──────── Data segment ────────
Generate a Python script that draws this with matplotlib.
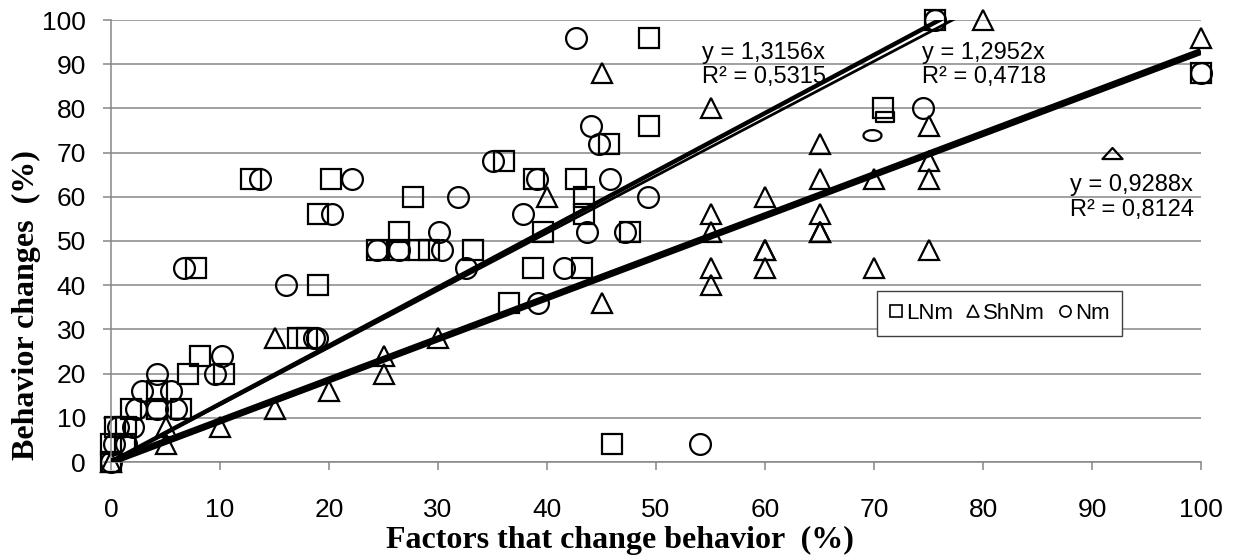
import numpy as np
import matplotlib.pyplot as plt
from matplotlib.path import Path
from matplotlib.lines import Line2D

plt.rcParams['font.family'] = ['Liberation Sans', 'DejaVu Sans']

# LNm (squares)
lnm_x = [0, 0, 0.4, 1.3, 1.4, 1.8, 4.2, 4.2, 6.4, 7.1, 8.2, 10.4, 7.8, 12.8, 17.2, 18.0,
         19.0, 19.0, 20.2, 24.4, 26.4, 26.4, 27.7, 28.3, 29.2, 33.2, 36.1, 36.5, 38.7,
         38.8, 39.6, 42.7, 43.2, 43.4, 43.4, 45.7, 46.0, 47.6, 49.4, 49.4, 70.8, 75.6, 100]
lnm_y = [0, 4, 8, 4, 8, 12, 12, 16, 12, 20, 24, 20, 44, 64, 28, 28,
         40, 56, 64, 48, 52, 48, 60, 48, 48, 48, 68, 36, 44,
         64, 52, 64, 44, 60, 56, 72, 4, 52, 76, 96, 80, 100, 88]

# ShNm (triangles)
shnm_x = [0, 5, 5, 10, 15, 15, 20, 25, 25, 30, 40, 45, 45, 55, 55, 55, 55, 55,
          60, 60, 60, 60, 65, 65, 65, 65, 65, 70, 70, 75, 75, 75, 75, 80, 100]
shnm_y = [0, 4, 8, 8, 12, 28, 16, 20, 24, 28, 60, 36, 88, 80, 56, 52, 44, 40,
          60, 48, 48, 44, 72, 64, 56, 52, 52, 64, 44, 76, 68, 64, 48, 100, 96]

# Nm (circles)
nm_x = [0, 0.3, 1.4, 0.6, 2.0, 2.3, 4.2, 6.0, 2.8, 5.5, 4.2, 9.5, 10.2, 6.7, 13.7,
        16.1, 18.6, 18.9, 20.3, 22.1, 24.4, 26.4, 30.1, 30.4, 31.8, 32.6, 35.0, 37.8,
        39.1, 39.2, 41.6, 42.7, 43.7, 44.0, 44.8, 45.8, 47.2, 49.3, 54.0, 74.5, 75.6, 100]
nm_y = [0, 4, 4, 8, 8, 12, 12, 12, 16, 16, 20, 20, 24, 44, 64,
        40, 28, 28, 56, 64, 48, 48, 52, 48, 60, 44, 68, 56,
        64, 36, 44, 96, 52, 76, 72, 64, 52, 60, 4, 80, 100, 88]

# squashed markers in the source
lnm_flat = ([71.0], [78])
nm_flat = ([69.8], [74])
shnm_flat = ([91.8], [70])

slopes = [1.3156, 1.2952, 0.9288]
r2 = ['0,5315', '0,4718', '0,8124']
slope_labels = ['1,3156', '1,2952', '0,9288']

fig = plt.figure(figsize=(12.4, 5.57), dpi=100)
ax = fig.add_axes([111/1240, 1-462/557, 1090/1240, 442/557])

mk = dict(ls='none', mfc='none', mec='black', ms=15, mew=1.6, clip_on=False, zorder=2)
ax.plot(lnm_x, lnm_y, marker='s', **mk)
ax.plot(shnm_x, shnm_y, marker='^', **mk)
ax.plot(nm_x, nm_y, marker='o', **mk)

flat_rect = Path([(-1, -0.6), (1, -0.6), (1, 0.6), (-1, 0.6), (-1, -0.6)],
                 [Path.MOVETO, Path.LINETO, Path.LINETO, Path.LINETO, Path.CLOSEPOLY])
t = np.linspace(0, 2*np.pi, 60)
flat_ell = Path(np.column_stack([np.cos(t), 0.6*np.sin(t)]))
flat_tri = Path([(-1, -0.55), (1, -0.55), (0, 0.55), (-1, -0.55)],
                [Path.MOVETO, Path.LINETO, Path.LINETO, Path.CLOSEPOLY])
ax.plot(*lnm_flat, marker=flat_rect, **{**mk, 'ms': 12.5})
ax.plot(*nm_flat, marker=flat_ell, **{**mk, 'ms': 13})
ax.plot(*shnm_flat, marker=flat_tri, **{**mk, 'ms': 14.5})

xs = np.array([0, 100])
widths = [3.2, 2.0, 5.0]
for s, w in zip(slopes, widths):
    ax.plot(xs, s*xs, color='black', lw=w, solid_capstyle='butt', zorder=3)

lbl_pos = [(54.2, 89.8), (74.4, 89.8), (88.0, 59.9)]
for (tx, ty), sl, r in zip(lbl_pos, slope_labels, r2):
    ax.text(tx, ty, 'y = %sx\nR² = %s' % (sl, r), fontsize=17, ha='left', va='center',
            linespacing=1.15, zorder=4)

ax.set_xlim(0, 100)
ax.set_ylim(0, 100)
ax.set_xticks(np.arange(0, 101, 10))
ax.set_yticks(np.arange(0, 101, 10))
ax.yaxis.grid(True, color='#868686', lw=1.1)
ax.set_axisbelow(True)
for sp in ['top', 'right']:
    ax.spines[sp].set_visible(False)
for sp in ['left', 'bottom']:
    ax.spines[sp].set_color('#868686')
    ax.spines[sp].set_linewidth(1.1)
ax.tick_params(axis='both', direction='out', length=6, width=1.1, color='#868686',
               labelsize=19)
ax.tick_params(axis='x', pad=20)
ax.tick_params(axis='y', pad=12)

handles = [Line2D([], [], marker=m, ls='none', mfc='none', mec='black', ms=8, mew=1.2)
           for m in ['s', '^', 'o']]
leg = ax.legend(handles, ['LNm', 'ShNm', 'Nm'], ncol=3, loc='upper left',
                bbox_to_anchor=(0.703, 0.388), borderaxespad=0, fontsize=16,
                handlelength=0.6, handletextpad=0.15, columnspacing=0.6,
                borderpad=0.55, fancybox=False, framealpha=1)
leg.get_frame().set_edgecolor('#404040')
leg.get_frame().set_linewidth(1.0)

fig.text(0.5, 0.016, 'Factors that change behavior  (%)', ha='center', va='baseline',
         fontsize=23, fontweight='bold', family='Liberation Serif')
fig.text(0.021, 0.452, 'Behavior changes  (%)', ha='center', va='center', rotation=90,
         fontsize=23, fontweight='bold', family='Liberation Serif')

plt.savefig('out.png', dpi=100)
────────
Task statement:
Copy nothing but the lines from the top of the data down to the line containing "96, 80, 100, 88]", and leave the pictures out.

Result:
Generate a Python script that draws this with matplotlib.
import numpy as np
import matplotlib.pyplot as plt
from matplotlib.path import Path
from matplotlib.lines import Line2D

plt.rcParams['font.family'] = ['Liberation Sans', 'DejaVu Sans']

# LNm (squares)
lnm_x = [0, 0, 0.4, 1.3, 1.4, 1.8, 4.2, 4.2, 6.4, 7.1, 8.2, 10.4, 7.8, 12.8, 17.2, 18.0,
         19.0, 19.0, 20.2, 24.4, 26.4, 26.4, 27.7, 28.3, 29.2, 33.2, 36.1, 36.5, 38.7,
         38.8, 39.6, 42.7, 43.2, 43.4, 43.4, 45.7, 46.0, 47.6, 49.4, 49.4, 70.8, 75.6, 100]
lnm_y = [0, 4, 8, 4, 8, 12, 12, 16, 12, 20, 24, 20, 44, 64, 28, 28,
         40, 56, 64, 48, 52, 48, 60, 48, 48, 48, 68, 36, 44,
         64, 52, 64, 44, 60, 56, 72, 4, 52, 76, 96, 80, 100, 88]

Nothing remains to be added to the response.